Вернулись в келью и тут же, словно намолчались, заговорили сразу и обо всем.
– Да кто будет принимать эконома всерьез, когда он может залезть на поленницу и дразнить оттуда быка! Дети. А вернется Гавриил, этому бедному эконому непоздоровится за то, что слишком быстро переметнулся к владыке Владимиру.
И славит, славит любимого Диогена Синопского за разумность суждений и за близкую сердцу независимость. Хоть вот за это: когда Александр Македонский пригласил Диогена к себе, тот ответил, что от Синопа до Македонии ровно столько же, сколько от Македонии до Синопа: может, самому Александру нетрудно прийти, раз есть нужда. Умному Александру достало разума сказать, что если бы он не был Александром, он был бы Диогеном.
…Он знает античную и европейскую мысль, знает, что Евангелия написаны после Платона и Сократа, после «Лисистраты» и «Лягушек», после Сафо и Катулла, но сердцем и духом так же знает, что все Евангелия – «до», ибо написаны в вечности, и теперь уже навсегда все Сафо и Катуллы, все Сократы и Аристофаны будут потом, после, и Церковь усыновит их.
– Сократа и Платона не зря писали в притворах православных храмов, потому что они прообразовывали Христа, были крайним пределом, до которого может дойти мысль в самостоятельном, дохристовом смысле.
…Вы хлопочете о своем религиозно-философском обществе, другие о славянском, историческом – кто о чем. А по мне, надо бы объединяться только в литургическую полноту, а уж она своим великим единством скажет больше хотя бы и очень правильных слов и светских объединений, ибо содержит все. Вот и думаю, что, может, ваше общество и хорошо, а все-таки разумнее истратить силы на то, чтобы вызволить еще один храм и постараться вдохнуть в него настоящую первоначальную жизнь без тщеславий и честолюбий владык. И ненароком, почти шутя, но с настоящей горечью: «Господи, как я не люблю попов и монахов. Да – и монахов!»
5 мая 1989
Приехали в восемь утра. Зашли в Успенский храм. Отошла ранняя. Пахнет нечистой бедностью, старым тряпьем. Клирос бедно, как-то изношенно поет праздничное «Христос воскресе» к Причастию вместо будничного «Тело Христово приимите». Ребятишки идут от Причастия. Самый малый сует ковшик ладоней под благословение служившему батюшке и, поцеловав крест, бежит за просфорой. Тут они садятся под Богородичный образ и уминают эти просфоры, не замечая, что их задевают, поталкивают прикладывающиеся к образу и не замечающие детей старухи. Но, Господи, как скудны лица этих старух! Совсем другое христианство, чем где-нибудь в московском Воскресении Словущем, и им действительно не нужны заставленные киотами фрески XVI столетия. Старухи стояли тут всегда, отражаясь в стекле привычно темных образов, и «новшество», хотя бы такое старое, как фрески XVI века, только ожесточает их душу.

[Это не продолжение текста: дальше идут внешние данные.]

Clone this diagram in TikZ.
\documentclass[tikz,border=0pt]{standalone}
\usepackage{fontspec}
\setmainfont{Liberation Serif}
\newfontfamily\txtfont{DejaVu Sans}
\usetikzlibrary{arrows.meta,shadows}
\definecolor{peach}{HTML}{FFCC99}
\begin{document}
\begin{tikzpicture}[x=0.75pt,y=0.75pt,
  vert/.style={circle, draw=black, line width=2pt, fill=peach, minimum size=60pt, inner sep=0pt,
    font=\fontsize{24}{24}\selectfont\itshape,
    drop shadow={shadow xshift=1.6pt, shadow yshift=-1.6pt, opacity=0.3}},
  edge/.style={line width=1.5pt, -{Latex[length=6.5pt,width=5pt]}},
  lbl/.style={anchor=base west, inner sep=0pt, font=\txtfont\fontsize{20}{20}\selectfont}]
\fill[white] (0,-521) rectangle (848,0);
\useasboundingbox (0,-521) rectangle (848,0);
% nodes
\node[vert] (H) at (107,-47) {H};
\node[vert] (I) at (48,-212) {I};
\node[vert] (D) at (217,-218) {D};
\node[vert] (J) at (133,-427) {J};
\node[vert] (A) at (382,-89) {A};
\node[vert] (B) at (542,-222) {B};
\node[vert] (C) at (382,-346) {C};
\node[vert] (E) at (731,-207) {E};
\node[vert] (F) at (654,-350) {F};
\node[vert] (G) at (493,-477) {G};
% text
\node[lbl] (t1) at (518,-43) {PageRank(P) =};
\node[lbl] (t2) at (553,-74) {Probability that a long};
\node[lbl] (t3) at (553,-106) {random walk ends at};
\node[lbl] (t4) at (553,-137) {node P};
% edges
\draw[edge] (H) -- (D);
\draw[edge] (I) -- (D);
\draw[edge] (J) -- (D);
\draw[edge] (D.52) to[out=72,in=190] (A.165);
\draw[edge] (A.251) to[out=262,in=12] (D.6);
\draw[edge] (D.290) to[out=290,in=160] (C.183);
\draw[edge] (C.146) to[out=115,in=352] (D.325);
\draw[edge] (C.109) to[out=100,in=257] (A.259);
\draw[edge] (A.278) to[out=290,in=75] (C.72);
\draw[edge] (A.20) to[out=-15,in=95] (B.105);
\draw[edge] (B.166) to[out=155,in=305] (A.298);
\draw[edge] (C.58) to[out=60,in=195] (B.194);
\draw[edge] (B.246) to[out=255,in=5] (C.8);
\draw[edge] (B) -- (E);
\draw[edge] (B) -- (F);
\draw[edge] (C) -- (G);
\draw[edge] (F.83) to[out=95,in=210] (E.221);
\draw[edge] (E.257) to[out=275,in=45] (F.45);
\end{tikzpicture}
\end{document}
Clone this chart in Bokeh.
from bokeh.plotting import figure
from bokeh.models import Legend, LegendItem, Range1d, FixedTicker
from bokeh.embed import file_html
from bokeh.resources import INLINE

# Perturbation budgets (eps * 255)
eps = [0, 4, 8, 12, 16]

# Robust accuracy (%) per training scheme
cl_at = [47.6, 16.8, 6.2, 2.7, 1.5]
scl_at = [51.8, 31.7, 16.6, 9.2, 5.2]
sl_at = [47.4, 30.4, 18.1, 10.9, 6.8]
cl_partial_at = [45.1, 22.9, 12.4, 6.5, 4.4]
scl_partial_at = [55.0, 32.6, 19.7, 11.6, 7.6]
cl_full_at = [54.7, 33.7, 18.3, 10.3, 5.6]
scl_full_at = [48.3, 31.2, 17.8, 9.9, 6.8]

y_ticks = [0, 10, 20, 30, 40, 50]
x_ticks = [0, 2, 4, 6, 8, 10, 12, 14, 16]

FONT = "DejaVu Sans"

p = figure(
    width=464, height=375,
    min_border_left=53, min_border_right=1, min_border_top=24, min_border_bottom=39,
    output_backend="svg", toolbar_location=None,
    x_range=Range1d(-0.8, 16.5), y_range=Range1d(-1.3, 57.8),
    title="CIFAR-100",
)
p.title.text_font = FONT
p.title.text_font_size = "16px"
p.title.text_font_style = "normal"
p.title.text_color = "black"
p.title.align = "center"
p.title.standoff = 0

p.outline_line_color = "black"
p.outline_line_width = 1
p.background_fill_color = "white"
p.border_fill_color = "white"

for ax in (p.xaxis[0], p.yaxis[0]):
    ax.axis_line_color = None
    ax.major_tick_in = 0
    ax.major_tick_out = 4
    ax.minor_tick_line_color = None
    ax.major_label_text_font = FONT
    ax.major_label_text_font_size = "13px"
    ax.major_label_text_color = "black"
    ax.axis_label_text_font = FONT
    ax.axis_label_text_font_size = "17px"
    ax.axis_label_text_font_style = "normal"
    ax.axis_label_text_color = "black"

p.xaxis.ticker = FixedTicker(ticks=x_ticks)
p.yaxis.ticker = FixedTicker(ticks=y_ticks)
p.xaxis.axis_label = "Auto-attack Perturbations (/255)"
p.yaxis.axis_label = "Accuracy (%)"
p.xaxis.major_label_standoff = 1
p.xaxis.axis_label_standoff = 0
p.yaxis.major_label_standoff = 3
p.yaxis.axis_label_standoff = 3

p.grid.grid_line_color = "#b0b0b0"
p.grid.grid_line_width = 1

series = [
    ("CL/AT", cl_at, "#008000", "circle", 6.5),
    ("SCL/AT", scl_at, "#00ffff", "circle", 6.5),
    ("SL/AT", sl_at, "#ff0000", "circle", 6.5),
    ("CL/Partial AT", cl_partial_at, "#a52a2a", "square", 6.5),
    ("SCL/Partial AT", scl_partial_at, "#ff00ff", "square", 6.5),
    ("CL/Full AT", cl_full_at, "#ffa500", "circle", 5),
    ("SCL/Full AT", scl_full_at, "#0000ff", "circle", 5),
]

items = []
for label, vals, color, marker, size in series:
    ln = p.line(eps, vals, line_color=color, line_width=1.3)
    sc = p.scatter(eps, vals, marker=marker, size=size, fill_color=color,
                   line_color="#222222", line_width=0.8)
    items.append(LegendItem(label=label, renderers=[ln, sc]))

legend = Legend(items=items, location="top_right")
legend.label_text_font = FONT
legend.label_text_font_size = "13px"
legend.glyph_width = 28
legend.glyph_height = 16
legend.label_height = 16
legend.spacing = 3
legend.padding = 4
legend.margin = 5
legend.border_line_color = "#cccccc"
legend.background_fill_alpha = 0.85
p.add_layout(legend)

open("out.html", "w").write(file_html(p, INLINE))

Когда я сказал об этих «разных верах», Владимир (из бывших вгиковцев) вспомнил, как один питерский батюшка говорил, что «платочницы» всегда не любили «шляпниц» (бабушки, которые носят на службе платочки, – бабушек, которые носят шляпки) и считали, что «платочная» вера «крепше шляпошной», хотя питерские «шляпницы» свою веру вы́носили в блокаду и по лагерям и ссылкам, часто устремляясь туда за сосланными архиереями.

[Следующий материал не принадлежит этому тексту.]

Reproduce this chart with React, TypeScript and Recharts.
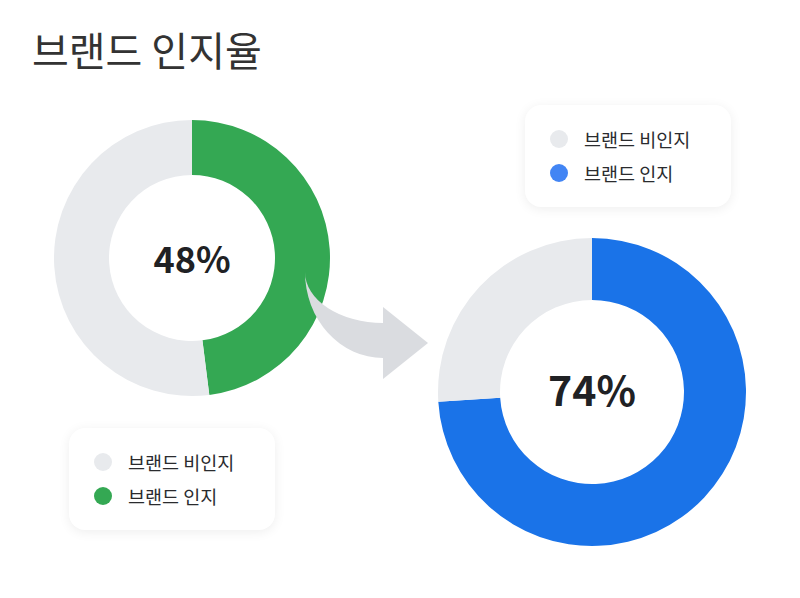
import React from "react";
import { PieChart, Pie, Cell } from "recharts";

// categories and values (percent)
const categories = ["브랜드 인지", "브랜드 비인지"];
const beforeValues = [48, 52];
const afterValues = [74, 26];
const legendOrder = ["브랜드 비인지", "브랜드 인지"];

const GRAY = "#e8eaed";
const GREEN = "#34a853";
const BLUE = "#1a73e8";
const BLUE_DOT = "#4285f4";
const FONT = '"Noto Sans CJK KR", "Noto Sans", sans-serif';

const LEFT = { cx: 192, cy: 258, inner: 83, outer: 138 };
const RIGHT = { cx: 592, cy: 392, inner: 92, outer: 154 };

const toRows = (values: number[]) =>
  categories.map((name, i) => ({ name, value: values[i] }));

const LegendBox: React.FC<{ left: number; top: number; colors: Record<string, string> }> = ({
  left,
  top,
  colors,
}) => (
  <div
    style={{
      position: "absolute",
      left,
      top,
      width: 206,
      height: 102,
      background: "#fff",
      borderRadius: 16,
      boxShadow: "0 2px 12px rgba(0,0,0,0.07)",
      fontFamily: FONT,
      fontSize: 18.5,
      color: "#2a2b2e",
    }}
  >
    {legendOrder.map((name, i) => (
      <div
        key={name}
        style={{
          position: "absolute",
          left: 25,
          top: 24 + i * 34,
          height: 20,
          display: "flex",
          alignItems: "center",
        }}
      >
        <span
          style={{
            width: 18,
            height: 18,
            borderRadius: "50%",
            background: colors[name],
            display: "inline-block",
            marginRight: 16,
          }}
        />
        <span>{name}</span>
      </div>
    ))}
  </div>
);

const App: React.FC = () => {
  const before = toRows(beforeValues);
  const after = toRows(afterValues);
  return (
    <div style={{ position: "relative", width: 800, height: 598, margin: -8, background: "#fff" }}>
      <div
        style={{
          position: "absolute",
          left: 32,
          top: 26,
          fontFamily: FONT,
          fontSize: 40,
          lineHeight: "46px",
          color: "#333",
        }}
      >
        브랜드 인지율
      </div>
      <PieChart
        width={800}
        height={598}
        margin={{ top: 0, right: 0, bottom: 0, left: 0 }}
        style={{ position: "absolute", left: 0, top: 0 }}
      >
        <Pie
          data={before}
          dataKey="value"
          nameKey="name"
          cx={LEFT.cx}
          cy={LEFT.cy}
          innerRadius={LEFT.inner}
          outerRadius={LEFT.outer}
          startAngle={90}
          endAngle={-270}
          stroke="none"
          isAnimationActive={false}
        >
          <Cell fill={GREEN} />
          <Cell fill={GRAY} />
        </Pie>
        <Pie
          data={after}
          dataKey="value"
          nameKey="name"
          cx={RIGHT.cx}
          cy={RIGHT.cy}
          innerRadius={RIGHT.inner}
          outerRadius={RIGHT.outer}
          startAngle={90}
          endAngle={-270}
          stroke="none"
          isAnimationActive={false}
        >
          <Cell fill={BLUE} />
          <Cell fill={GRAY} />
        </Pie>
      </PieChart>
      {/* curved arrow between the two donuts, and center percentages */}
      <svg width={800} height={598} style={{ position: "absolute", left: 0, top: 0 }}>
        <path
          d="M305,272 A78,86 0 0 0 383,358 L383,379 L428,343 L383,307 L383,323 A78,51 0 0 1 305,272 Z"
          fill="#dadce0"
        />
        <text
          x={LEFT.cx}
          y={LEFT.cy - 1}
          textAnchor="middle"
          dominantBaseline="central"
          fontFamily={FONT}
          fontSize={36}
          fontWeight={700}
          fill="#202124"
        >
          {`${beforeValues[0]}%`}
        </text>
        <text
          x={RIGHT.cx}
          y={RIGHT.cy - 4}
          textAnchor="middle"
          dominantBaseline="central"
          fontFamily={FONT}
          fontSize={41}
          fontWeight={700}
          fill="#202124"
        >
          {`${afterValues[0]}%`}
        </text>
      </svg>
      <LegendBox left={69} top={428} colors={{ "브랜드 비인지": GRAY, "브랜드 인지": GREEN }} />
      <LegendBox left={525} top={105} colors={{ "브랜드 비인지": GRAY, "브랜드 인지": BLUE_DOT }} />
    </div>
  );
};

export default App;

Вечером мы собираемся в Тарарыгиной башне. Приходит игумен Таврион и ворчит: «Подлинно – спускаясь в преисподняя земли», потому что лестница срублена вертикально в наше узилище без окон с трехметровыми стенами.

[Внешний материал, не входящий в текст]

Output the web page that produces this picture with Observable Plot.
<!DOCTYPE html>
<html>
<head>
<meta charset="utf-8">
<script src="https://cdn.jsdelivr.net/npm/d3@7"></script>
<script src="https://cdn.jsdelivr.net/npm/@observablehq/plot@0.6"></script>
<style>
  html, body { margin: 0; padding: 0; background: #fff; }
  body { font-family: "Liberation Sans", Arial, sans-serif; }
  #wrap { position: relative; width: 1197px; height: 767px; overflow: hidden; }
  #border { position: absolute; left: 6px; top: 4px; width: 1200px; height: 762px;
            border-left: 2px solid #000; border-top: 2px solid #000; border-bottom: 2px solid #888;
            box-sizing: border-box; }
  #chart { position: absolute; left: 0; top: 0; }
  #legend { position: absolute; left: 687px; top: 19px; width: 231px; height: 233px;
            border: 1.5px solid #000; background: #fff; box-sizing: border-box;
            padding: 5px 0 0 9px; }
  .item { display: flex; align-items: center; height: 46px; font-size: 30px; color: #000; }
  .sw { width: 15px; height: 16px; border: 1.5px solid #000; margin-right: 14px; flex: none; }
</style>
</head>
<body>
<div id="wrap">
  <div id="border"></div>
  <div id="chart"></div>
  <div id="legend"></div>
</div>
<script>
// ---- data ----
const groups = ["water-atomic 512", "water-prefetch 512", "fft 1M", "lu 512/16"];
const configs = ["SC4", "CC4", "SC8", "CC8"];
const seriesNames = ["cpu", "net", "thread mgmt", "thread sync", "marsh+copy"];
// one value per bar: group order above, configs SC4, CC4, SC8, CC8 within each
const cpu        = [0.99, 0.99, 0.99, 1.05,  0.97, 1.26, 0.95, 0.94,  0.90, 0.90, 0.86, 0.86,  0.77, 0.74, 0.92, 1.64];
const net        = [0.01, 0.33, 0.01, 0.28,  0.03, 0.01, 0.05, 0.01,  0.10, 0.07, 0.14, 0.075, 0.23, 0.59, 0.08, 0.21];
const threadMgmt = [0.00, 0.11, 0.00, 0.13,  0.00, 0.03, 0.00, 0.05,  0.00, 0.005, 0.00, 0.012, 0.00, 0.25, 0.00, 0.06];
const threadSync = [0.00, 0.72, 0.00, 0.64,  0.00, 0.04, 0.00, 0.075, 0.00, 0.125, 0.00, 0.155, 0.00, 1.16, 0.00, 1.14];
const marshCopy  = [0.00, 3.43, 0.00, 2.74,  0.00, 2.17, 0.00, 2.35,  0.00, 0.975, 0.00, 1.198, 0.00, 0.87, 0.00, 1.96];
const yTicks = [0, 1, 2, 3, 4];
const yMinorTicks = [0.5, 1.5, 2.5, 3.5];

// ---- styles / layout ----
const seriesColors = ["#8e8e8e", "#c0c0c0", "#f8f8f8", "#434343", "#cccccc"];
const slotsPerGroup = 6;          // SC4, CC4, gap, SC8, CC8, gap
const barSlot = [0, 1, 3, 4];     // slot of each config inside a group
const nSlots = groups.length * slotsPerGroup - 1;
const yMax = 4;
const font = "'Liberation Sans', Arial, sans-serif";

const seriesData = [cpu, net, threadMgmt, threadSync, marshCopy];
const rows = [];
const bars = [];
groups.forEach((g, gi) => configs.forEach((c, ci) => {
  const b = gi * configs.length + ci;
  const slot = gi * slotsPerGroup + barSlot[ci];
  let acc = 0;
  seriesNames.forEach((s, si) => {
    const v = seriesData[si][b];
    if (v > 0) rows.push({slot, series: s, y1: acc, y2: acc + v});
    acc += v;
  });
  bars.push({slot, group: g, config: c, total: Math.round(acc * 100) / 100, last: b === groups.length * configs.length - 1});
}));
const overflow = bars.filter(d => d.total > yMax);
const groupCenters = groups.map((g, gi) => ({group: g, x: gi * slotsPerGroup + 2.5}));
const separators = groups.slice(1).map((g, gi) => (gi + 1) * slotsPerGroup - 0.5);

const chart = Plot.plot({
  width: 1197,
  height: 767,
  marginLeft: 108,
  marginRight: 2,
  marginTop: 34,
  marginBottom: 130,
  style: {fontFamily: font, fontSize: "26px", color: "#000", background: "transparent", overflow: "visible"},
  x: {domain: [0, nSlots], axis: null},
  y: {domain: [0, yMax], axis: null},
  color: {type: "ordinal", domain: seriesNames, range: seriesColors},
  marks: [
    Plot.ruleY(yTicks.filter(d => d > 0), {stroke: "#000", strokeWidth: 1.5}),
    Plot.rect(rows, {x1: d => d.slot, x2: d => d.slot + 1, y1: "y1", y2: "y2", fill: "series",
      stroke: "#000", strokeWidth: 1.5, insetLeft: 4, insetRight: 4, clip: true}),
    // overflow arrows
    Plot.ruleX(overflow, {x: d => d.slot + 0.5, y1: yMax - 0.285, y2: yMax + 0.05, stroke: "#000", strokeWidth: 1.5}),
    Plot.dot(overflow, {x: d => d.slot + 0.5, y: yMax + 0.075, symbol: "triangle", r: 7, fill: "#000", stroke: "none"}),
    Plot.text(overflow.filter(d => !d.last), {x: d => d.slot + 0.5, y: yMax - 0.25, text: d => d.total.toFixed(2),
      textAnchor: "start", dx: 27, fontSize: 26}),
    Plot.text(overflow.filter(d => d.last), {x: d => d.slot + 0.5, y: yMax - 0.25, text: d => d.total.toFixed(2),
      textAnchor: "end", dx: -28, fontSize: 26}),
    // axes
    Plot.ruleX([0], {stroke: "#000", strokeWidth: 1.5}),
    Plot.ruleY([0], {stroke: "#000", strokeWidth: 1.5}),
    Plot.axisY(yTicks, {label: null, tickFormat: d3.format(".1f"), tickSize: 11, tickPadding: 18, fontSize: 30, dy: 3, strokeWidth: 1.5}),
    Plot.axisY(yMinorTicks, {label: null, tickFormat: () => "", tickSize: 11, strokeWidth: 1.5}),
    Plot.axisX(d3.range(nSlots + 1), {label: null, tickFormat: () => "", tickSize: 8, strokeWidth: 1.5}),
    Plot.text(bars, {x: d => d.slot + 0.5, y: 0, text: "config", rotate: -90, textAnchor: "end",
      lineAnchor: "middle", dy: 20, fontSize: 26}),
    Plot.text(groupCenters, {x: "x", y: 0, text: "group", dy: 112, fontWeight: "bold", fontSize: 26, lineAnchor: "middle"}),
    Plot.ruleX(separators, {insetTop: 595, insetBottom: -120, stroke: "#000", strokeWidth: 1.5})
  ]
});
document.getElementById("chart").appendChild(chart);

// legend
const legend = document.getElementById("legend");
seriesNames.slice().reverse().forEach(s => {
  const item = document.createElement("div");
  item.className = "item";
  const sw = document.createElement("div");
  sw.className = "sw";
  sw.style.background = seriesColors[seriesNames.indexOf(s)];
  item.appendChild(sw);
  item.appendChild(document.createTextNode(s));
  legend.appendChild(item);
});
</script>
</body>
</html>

Я вспоминаю желание Валентина Григорьевича Распутина приехать причаститься без исповеди – трудно ему пока преодолеть этот порог, как и всем нам в первые лета. Батюшки затевают короткий совет: возможно ли? Таврион вспоминает, как часто на исповедях особенно женщины говорят, что не грешны ни единой мыслью. Вот его родная сестра в Костроме долго не могла понять, что унесло его в монастырь. А он и не объяснял, пока беда не довела ее до понимания самостоятельно.
– Все, говорит, заглядывала в Евангелие, которое ты оставил, но все откладывала – чужое все и непонятное. Пока не случилась операция у дочки и не заболел муж. Открыла после беготни по больницам, и как огнем ожгло: это же про меня. Поглядела, как надо молиться. «Отче наш» выучила, и, что ни попрошу, все мне дается. И, помнишь, ты меня раньше спрашивал про грехи, а я говорила: да откуда, что вот, мол, я и в автобусе никого локтем не отодвигала, а все, мол, только меня? А теперь только начни перечислять – и на день хватит, и назавтра останется…Так что, может, и у Распутина не сразу.
А отец Зинон вспомнил из своих знакомых владыку Серапиона, который сравнивал исповедь с омовением, а причастие – с трапезой. Бывает, говорил, когда крестьянин придет с поля и если не поест, то и умыться не сможет. Вот, может, и у Распутина так: причастится, и, глядишь, душа откроется покаянию, потому что без него ни в отдельной душе, ни в стране ничего не переменится.